On the basis of the prior art, the parameters of the individual recognition steps are set before the actual reading mode such that the reading object, represented by the labeled random sample, is achieved as well as possible. This process, called adaptation, is iterative.
The 3 steps below are cycled through until the recognition performance is satisfactory:                a parameter setting is chosen, the reading system is tested using the random sample images, the results are evaluated using the desired results or labels provided.        
Following adaptation, the reading system has been optimized for processing the elements of the random sample. The composition of the random sample therefore determines to a high degree the recognition performance of the reading system, particularly since the parameter configuration ascertained for the recognition steps during operation is retained for each reading system delivered. Since it is not possible to foresee the actual distribution of the documents to be read for a specific site, the reading system is not optimally adapted to the reading object at a specific location. In particular, local peculiarities and changes in the distribution of the material being read over time cannot be taken into account by the reading system.
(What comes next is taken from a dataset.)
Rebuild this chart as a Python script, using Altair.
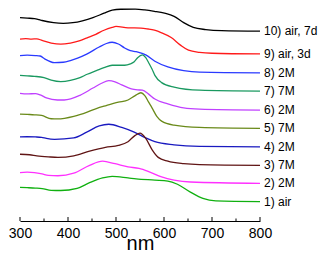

Reading systems currently in use do not have the characteristic that they use the documents currently being processed to adapt themselves dynamically to the existing characteristics during operation. The individual recognition steps are always adapted once to prescribed static random samples in advance, as described, and the parameter sets derived therefrom are kept constant in the application. For this purpose, there are a multiplicity of character recognition methods which are adapted to the object to be achieved using a prescribed labeled learning random sample. [Schürmann, Jürgen: Pattern Classification, Wiley Interscience, 1996]. Adaptation algorithms are likewise known for methods for recognizing joined-up handwriting [Rabiner, Lawrence R.: A Tutorial on Hidden Markov Models and Selected Applications in Speech Recognition Proceedings of the IEEE, Vol. 77, No. 2, February 1989], as there are for the classification of formula types. Besides these optimization approaches which solve a classification problem, methods are known which optimize the parameters by “specific experimentation”, such as evolutionary algorithms, simulated annealing or the like [Rumelhart, D. E. et al.: Learning Internal Representation by Error Propagation, Parallel Distributed Processing, Vol. 1, MIT Press, Cambridge, Mass., 1986/Press, Will H. et al.: Numerical Reciped in C, Chapter 10, Minimization or Maximization of Functions, Cambridge University Press, 1992]. Applications for this purpose are topology optimization in neural networks used for character classification, for example. When using these methods, however, a previously defined random sample is always used from which the optimized parameter sets are calculated, which are not altered again in the application.